Senator wants all our ducks

10/21/2001

If you are a waterfowler who cares about maintaining fair, well-managed duck hunting seasons, load up your computer today and fire off some e-mails. Details, and addresses, follow:

A greedy little scheme of political bullying is under way among six southern states to feather their already-full hunting nests. They are close to succeeding in having their duck seasons extended nine days until Jan. 31. They are trying to circumvent the carefully crafted system of setting seasons through state and federal wildlife agencies.

The head bully-boy is U.S. Sen. Trent Lott (R., Miss.). This is the same politico who in 1998 managed a duck deal for Mississippi, Alabama and Tennessee when he was Senate majority leader. He did so by attaching a rider on an unrelated budget bill.

The three states thus were allowed to hunt until Jan. 31, though the U.S. Fish & Wildlife Service at least was able to reduce their seasons from 60 days to 51 in anticipation of an increased duck kill by virtue of hunting later into the season.

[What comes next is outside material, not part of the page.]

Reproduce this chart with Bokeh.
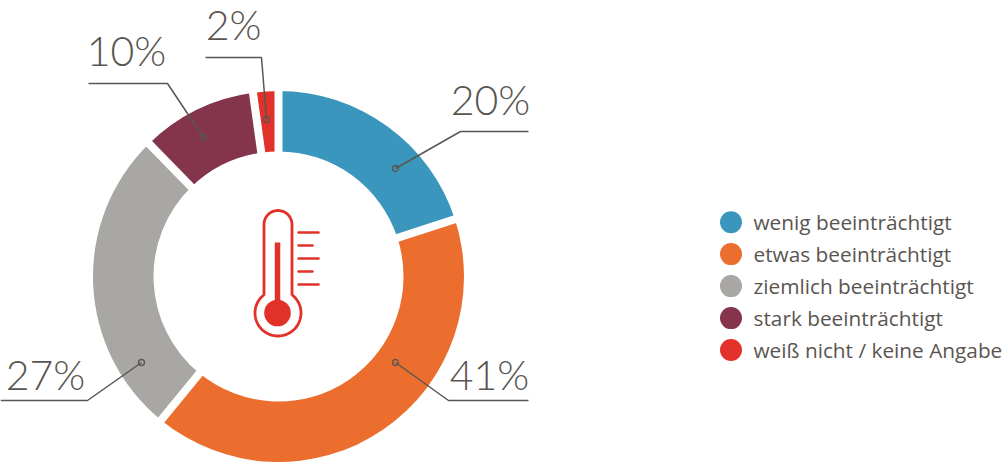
import numpy as np
from bokeh.plotting import figure
from bokeh.core.properties import value
from bokeh.embed import file_html
from bokeh.resources import INLINE

categories = ["wenig beeinträchtigt", "etwas beeinträchtigt", "ziemlich beeinträchtigt", "stark beeinträchtigt", "weiß nicht / keine Angabe"]
values = [20, 40.9, 26.8, 10.1, 2.2]
labels = ["20%", "41%", "27%", "10%", "2%"]
colors = ["#3A96BC", "#EC6E2F", "#A9A7A4", "#84344B", "#E2312B"]

W, H = 1003, 463
INK = "#5A5550"
RED = "#E2312B"
LABEL_FONT = value("Lato Light")
LEGEND_FONT = value("Open Sans")

def Y(y):
    return H - np.asarray(y, dtype=float)

p = figure(width=W, height=H, x_range=(0, W), y_range=(0, H), output_backend="svg",
           toolbar_location=None, x_axis_type=None, y_axis_type=None,
           min_border=0, outline_line_color=None, background_fill_color="white")
p.grid.visible = False
p.styles = {"position": "absolute", "left": "0px", "top": "0px"}

# donut
cx, cy, R, r = 278, 276, 185.5, 125
frac = np.cumsum([0] + values) / sum(values)
starts = np.pi / 2 - 2 * np.pi * frac[:-1]
ends = np.pi / 2 - 2 * np.pi * frac[1:]
p.annular_wedge(x=cx, y=Y(cy), inner_radius=r, outer_radius=R, start_angle=starts, end_angle=ends,
                direction="clock", fill_color=colors, line_color=None)
dx, dy = np.cos(starts), np.sin(starts)
p.segment(cx + (r - 6) * dx, Y(cy) + (r - 6) * dy, cx + (R + 6) * dx, Y(cy) + (R + 6) * dy,
          line_color="white", line_width=8)

# leaders: (points), label position
leaders = [
    ([528, 460, 395], [131, 131, 168]),
    ([528, 448, 395], [400, 400, 362]),
    ([0, 87, 141], [400, 400, 362]),
    ([88, 167, 203], [83, 83, 137]),
    ([205, 261, 266], [57, 57, 119]),
]
label_x = [490, 489, 45, 126, 233]
label_y = [99, 374, 374, 50, 24]
for xs, ys in leaders:
    p.line(xs, Y(ys), line_color=INK, line_width=1.5)
    p.scatter([xs[-1]], Y([ys[-1]]), size=6, fill_color=None, line_color=INK, line_width=1.3)
p.text(label_x, Y(label_y), text=labels, text_font=LABEL_FONT, text_font_size="41px",
       text_color=INK, text_align="center", text_baseline="middle")

# thermometer
tx, tw, tt, by, br = 277.5, 14, 224, 312.5, 23
phi0 = np.arcsin(tw / br)
top = np.linspace(np.pi, 0, 40)
bulb = np.linspace(phi0, 2 * np.pi - phi0, 80)
ox = np.r_[tx + tw * np.cos(top), tx + br * np.sin(bulb)]
oy = np.r_[tt - tw * np.sin(top), by - br * np.cos(bulb)]
ox = np.r_[ox, ox[0]]
oy = np.r_[oy, oy[0]]
p.line(ox, Y(oy), line_color=RED, line_width=2.8)
p.segment([277], Y([242]), [277], Y([312]), line_color=RED, line_width=5.5)
p.circle([277], Y([312.5]), radius=13.3, fill_color=RED, line_color=None)
tick_y = [232, 245, 258, 271, 284]
tick_x1 = [318, 312, 318, 312, 318]
p.segment([298] * 5, Y(tick_y), tick_x1, Y(tick_y), line_color=RED, line_width=2.5, line_cap="round")

# legend
legend_y = [221.7, 253.6, 285.6, 317.6, 349.5]
text_y = [221, 253, 285, 317, 349]
p.circle([730.5] * 5, Y(legend_y), radius=11, fill_color=colors, line_color=None)
p.text([753] * 5, Y(text_y), text=categories, text_font=LEGEND_FONT, text_font_size="20.8px",
       text_color=INK, text_align="left", text_baseline="middle")

open("out.html", "w").write(file_html(p, INLINE))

Now Lott and some of his Congressional henchmen have demanded the Jan. 31 extension and full 60-day seasons for the three aforementioned states plus Arkansas, Kentucky, and Louisiana. This after the seasons and federal “framework'' for this fall and winter already have been set and announced in September.

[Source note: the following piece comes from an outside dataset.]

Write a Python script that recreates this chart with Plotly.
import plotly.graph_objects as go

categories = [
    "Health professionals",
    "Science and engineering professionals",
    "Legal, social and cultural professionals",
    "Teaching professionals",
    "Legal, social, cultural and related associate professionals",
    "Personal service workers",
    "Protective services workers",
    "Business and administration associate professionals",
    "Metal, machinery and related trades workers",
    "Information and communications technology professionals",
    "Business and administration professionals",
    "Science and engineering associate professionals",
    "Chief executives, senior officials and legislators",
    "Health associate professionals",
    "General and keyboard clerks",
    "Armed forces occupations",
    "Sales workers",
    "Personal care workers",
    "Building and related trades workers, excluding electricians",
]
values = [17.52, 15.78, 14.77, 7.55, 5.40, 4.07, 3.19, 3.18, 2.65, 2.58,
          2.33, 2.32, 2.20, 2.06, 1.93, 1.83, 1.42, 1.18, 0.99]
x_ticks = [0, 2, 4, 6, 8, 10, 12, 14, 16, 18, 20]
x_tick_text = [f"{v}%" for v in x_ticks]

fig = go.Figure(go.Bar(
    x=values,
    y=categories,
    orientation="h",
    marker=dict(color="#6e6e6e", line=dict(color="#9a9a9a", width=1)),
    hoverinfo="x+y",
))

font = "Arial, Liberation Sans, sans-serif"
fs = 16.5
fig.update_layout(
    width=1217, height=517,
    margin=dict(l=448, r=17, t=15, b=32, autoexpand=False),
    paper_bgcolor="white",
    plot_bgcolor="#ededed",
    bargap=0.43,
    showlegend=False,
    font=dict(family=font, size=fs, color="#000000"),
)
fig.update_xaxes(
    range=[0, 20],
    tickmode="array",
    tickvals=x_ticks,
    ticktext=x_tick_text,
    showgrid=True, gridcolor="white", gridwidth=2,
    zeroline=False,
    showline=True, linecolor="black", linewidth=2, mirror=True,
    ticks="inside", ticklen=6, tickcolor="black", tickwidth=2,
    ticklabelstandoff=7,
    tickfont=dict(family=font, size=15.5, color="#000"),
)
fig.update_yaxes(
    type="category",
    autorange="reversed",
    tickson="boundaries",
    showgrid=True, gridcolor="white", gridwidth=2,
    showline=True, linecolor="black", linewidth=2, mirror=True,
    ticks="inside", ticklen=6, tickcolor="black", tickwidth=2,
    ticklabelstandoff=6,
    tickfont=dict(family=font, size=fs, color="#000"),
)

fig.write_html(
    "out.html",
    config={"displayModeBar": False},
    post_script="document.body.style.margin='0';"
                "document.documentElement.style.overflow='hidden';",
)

To accomplish the dirty work, it has been reported that Lott and Company have threatened to block Senate confirmation of Steve Williams, President Bush's nominee to head the USF&WS, and Craig Manson, the Bush nominee for assistant secretary of the Interior.

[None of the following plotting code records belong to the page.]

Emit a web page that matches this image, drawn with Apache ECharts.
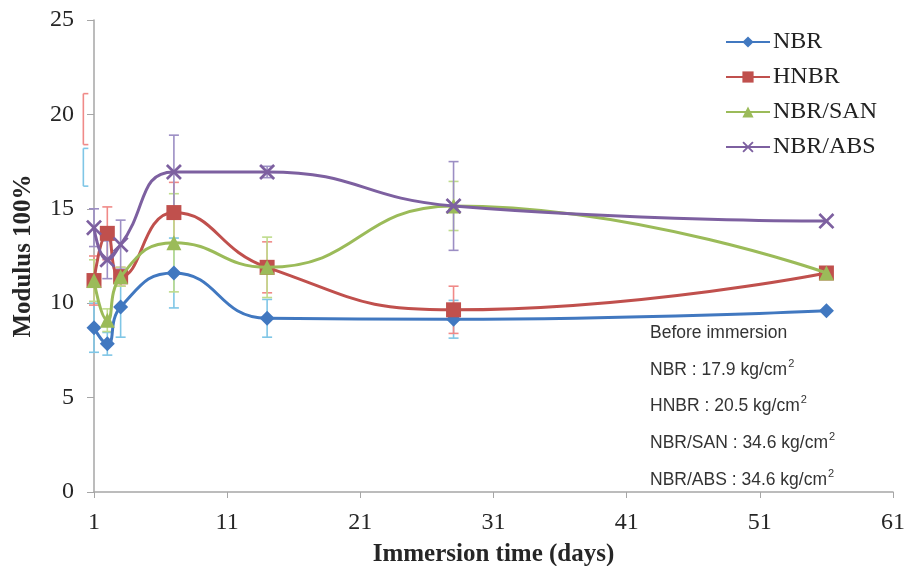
<!DOCTYPE html>
<html>
<head>
<meta charset="utf-8">
<script src="https://cdn.jsdelivr.net/npm/echarts@6/dist/echarts.min.js"></script>
<style>html,body{margin:0;padding:0;background:#fff}#c{width:911px;height:566px}</style>
</head>
<body>
<div id="c"></div>
<script>
var days = [1, 2, 3, 7, 14, 28, 56];
var nbr  = [8.7, 7.85, 9.8, 11.6, 9.2, 9.15, 9.6];
var hnbr = [11.2, 13.7, 11.4, 14.8, 11.9, 9.65, 11.6];
var san  = [11.2, 9.1, 11.4, 13.2, 11.9, 15.15, 11.6];
var abs  = [14.0, 12.3, 13.1, 16.95, 16.95, 15.15, 14.35];
var nbrErr  = [1.3, 0.6, 1.6, 1.85, 1.0, 1.0, 0];
var hnbrErr = [1.3, 1.4, 0.5, 1.6, 1.35, 1.25, 0];
var sanErr  = [1.1, 0.6, 0.5, 2.6, 1.6, 1.3, 0];
var absErr  = [1.0, 1.0, 1.3, 1.95, 0.3, 2.35, 0];
// error brackets drawn left of the axis (before immersion)
var beforeDay = [0.2, 0.2];
var beforeMid = [19.75, 17.2];
var beforeErr = [1.35, 1.0];
var seriesNames = ['NBR', 'HNBR', 'NBR/SAN', 'NBR/ABS'];
var yTicks = [0, 25, 5];
var xTicks = [1, 61, 10];
var noteLines = [
  ['Before immersion', ' '],
  ['NBR : 17.9 kg/cm', '2'],
  ['HNBR : 20.5 kg/cm', '2'],
  ['NBR/SAN : 34.6 kg/cm', '2'],
  ['NBR/ABS : 34.6 kg/cm', '2']
];

var colors = ['#4178C0', '#C0504D', '#9BBB59', '#7D60A0'];
var errColors = ['#7FC6E6', '#F08A88', '#BFDC8C', '#9C8EC4'];
var xPath = 'path://M0,1.2 L1.2,0 L5,3.8 L8.8,0 L10,1.2 L6.2,5 L10,8.8 L8.8,10 L5,6.2 L1.2,10 L0,8.8 L3.8,5 Z';
var symbols = ['diamond', 'rect', 'triangle', xPath];
var symSizes = [15, 15, 15, 16];
var vals = [nbr, hnbr, san, abs];
var errs = [nbrErr, hnbrErr, sanErr, absErr];

function pairs(xs, ys) { return xs.map(function (x, i) { return [x, ys[i]]; }); }
function triples(xs, ys, es) { return xs.map(function (x, i) { return [x, ys[i], es[i]]; }); }

function errRender(color, rightOnly) {
  return function (params, api) {
    var x = api.value(0), y = api.value(1), e = api.value(2);
    if (!e) return null;
    var t = api.coord([x, y + e]), b = api.coord([x, y - e]);
    var wl = rightOnly ? 0 : 5, wr = 5;
    var st = { stroke: color, lineWidth: 1.6 };
    return { type: 'group', children: [
      { type: 'line', shape: { x1: t[0], y1: t[1], x2: b[0], y2: b[1] }, style: st },
      { type: 'line', shape: { x1: t[0] - wl, y1: t[1], x2: t[0] + wr, y2: t[1] }, style: st },
      { type: 'line', shape: { x1: b[0] - wl, y1: b[1], x2: b[0] + wr, y2: b[1] }, style: st }
    ]};
  };
}

var series = [];
for (var i = 0; i < 4; i++) {
  series.push({
    type: 'custom', name: seriesNames[i] + ' err', renderItem: errRender(errColors[i], false),
    data: triples(days, vals[i], errs[i]), clip: false, z: 1, silent: true
  });
}
series.push({
  type: 'custom', name: 'before', renderItem: function (params, api) {
    var c = [errColors[1], errColors[0]][params.dataIndex];
    return errRender(c, true)(params, api);
  },
  data: triples(beforeDay, beforeMid, beforeErr), clip: false, z: 1, silent: true
});
for (var j = 0; j < 4; j++) {
  series.push({
    type: 'line', name: seriesNames[j], data: pairs(days, vals[j]), smooth: 0.5,
    symbol: symbols[j], symbolSize: symSizes[j], showAllSymbol: true,
    lineStyle: { color: colors[j], width: 3 },
    itemStyle: { color: colors[j], borderWidth: 0 },
    z: 3 + j
  });
}

var noteCenters = [333, 370, 406.5, 443, 480];
var graphics = noteLines.map(function (l, k) {
  return {
    type: 'text', left: 650, top: noteCenters[k] - 12,
    style: {
      text: '{a|' + l[0] + '}{s|' + l[1] + '}',
      rich: {
        a: { fontFamily: 'Liberation Sans', fontSize: 17.5, fill: '#333', lineHeight: 24 },
        s: { fontFamily: 'Liberation Sans', fontSize: 11, fill: '#333', verticalAlign: 'top', lineHeight: 11, padding: [0, 0, 0, 1] }
      }
    }
  };
});

var chart = echarts.init(document.getElementById('c'));
chart.setOption({
  animation: false,
  color: colors,
  grid: { left: 94, right: 18, top: 20, bottom: 74, containLabel: false, outerBoundsMode: 'none' },
  legend: {
    data: seriesNames, orient: 'vertical', left: 720, top: 25, itemGap: 11,
    itemWidth: 44, itemHeight: 14,
    textStyle: { fontFamily: 'Liberation Serif', fontSize: 24, color: '#222', padding: [0, 0, 0, -2] }
  },
  xAxis: {
    type: 'value', min: xTicks[0], max: xTicks[1], interval: xTicks[2],
    name: 'Immersion time (days)', nameLocation: 'middle', nameGap: 50,
    nameTextStyle: { fontFamily: 'Liberation Serif', fontWeight: 'bold', fontSize: 25, color: '#262626' },
    axisLine: { lineStyle: { color: '#A6A6A6', width: 1.5 } },
    axisTick: { show: true, length: 6, lineStyle: { color: '#A6A6A6' } },
    axisLabel: { fontFamily: 'Liberation Serif', fontSize: 24, color: '#262626', margin: 19 },
    splitLine: { show: false }
  },
  yAxis: {
    type: 'value', min: yTicks[0], max: yTicks[1], interval: yTicks[2],
    name: 'Modulus 100%', nameLocation: 'middle', nameGap: 58, nameRotate: 90,
    nameTextStyle: { fontFamily: 'Liberation Serif', fontWeight: 'bold', fontSize: 25, color: '#262626' },
    axisLine: { show: true, lineStyle: { color: '#A6A6A6', width: 1.5 } },
    axisTick: { show: true, length: 7, lineStyle: { color: '#A6A6A6' } },
    axisLabel: { fontFamily: 'Liberation Serif', fontSize: 24, color: '#262626', margin: 20 },
    splitLine: { show: false }
  },
  graphic: graphics,
  series: series
});
</script>
</body>
</html>
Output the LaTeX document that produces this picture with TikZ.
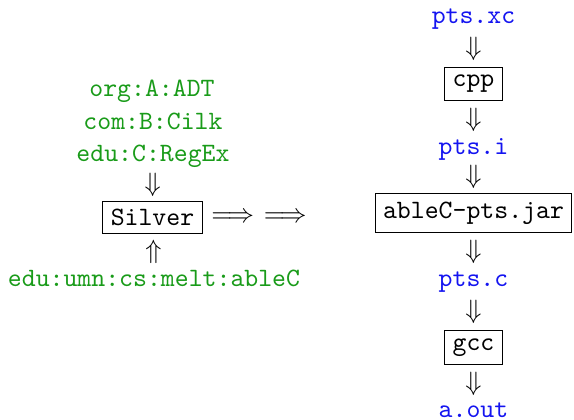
\documentclass[tikz,border=0pt]{standalone}
\usetikzlibrary{calc}
\definecolor{fgreen}{RGB}{25,155,25}
\definecolor{fblue}{RGB}{20,20,240}
\tikzset{
  gtxt/.style={anchor=base,inner sep=0pt,text=fgreen,font=\ttfamily},
  btxt/.style={anchor=base,inner sep=0pt,text=fblue,font=\ttfamily},
  tool/.style={draw,line width=0.4pt,inner sep=3pt,font=\ttfamily},
  arr/.style={inner sep=0pt},
}
\begin{document}
\begin{tikzpicture}[x=0.3774pt,y=-0.3774pt]
\useasboundingbox (0,0) rectangle (574,420);
% left column
\node[gtxt] (adt) at (152,97) {org:A:ADT};
\node[gtxt] (cilk) at (153,129.5) {com:B:Cilk};
\node[gtxt] (regex) at (153,162) {edu:C:RegEx};
\node[tool] (silver) at (152.5,217.5) {Silver};
\node[gtxt] (ablec) at (154,287) {edu:umn:cs:melt:ableC};
\path (regex) -- node[arr]{$\Downarrow$} (silver);
\path (ablec) -- node[arr]{$\Uparrow$} (silver);
\coordinate (free) at (306,217.5);
\path (silver.east) -- node[arr,pos=0.29]{$\Longrightarrow$} node[arr,pos=0.80]{$\Longrightarrow$} (free);
% right column
\node[btxt] (xc) at (473.5,24) {pts.xc};
\node[tool] (cpp) at (473.5,84) {cpp};
\node[btxt] (ii) at (473.5,155) {pts.i};
\node[tool] (jar) at (473.5,213) {ableC-pts.jar};
\node[btxt] (cc) at (473.5,287) {pts.c};
\node[tool] (gcc) at (473.5,347.5) {gcc};
\node[btxt] (out) at (473.5,418) {a.out};
\path (xc) -- node[arr]{$\Downarrow$} (cpp);
\path (cpp) -- node[arr]{$\Downarrow$} (ii);
\path (ii) -- node[arr]{$\Downarrow$} (jar);
\path (jar) -- node[arr]{$\Downarrow$} (cc);
\path (cc) -- node[arr]{$\Downarrow$} (gcc);
\path (gcc) -- node[arr]{$\Downarrow$} (out);
\end{tikzpicture}
\end{document}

Lott supposedly attempted the same game during the Clinton administration by threatening to hold up confirmation of Donald J. Barry as assistant Interior secretary.

The seasons for the six states currently are set to end Jan. 20. They were forged in late summer via a well-defined, well-argued management process among the USF&WS and the wildlife agencies of the 14 states in the Mississippi Flyway. In fact, the Jan. 31 extensions were rejected during the earlier framework-setting process.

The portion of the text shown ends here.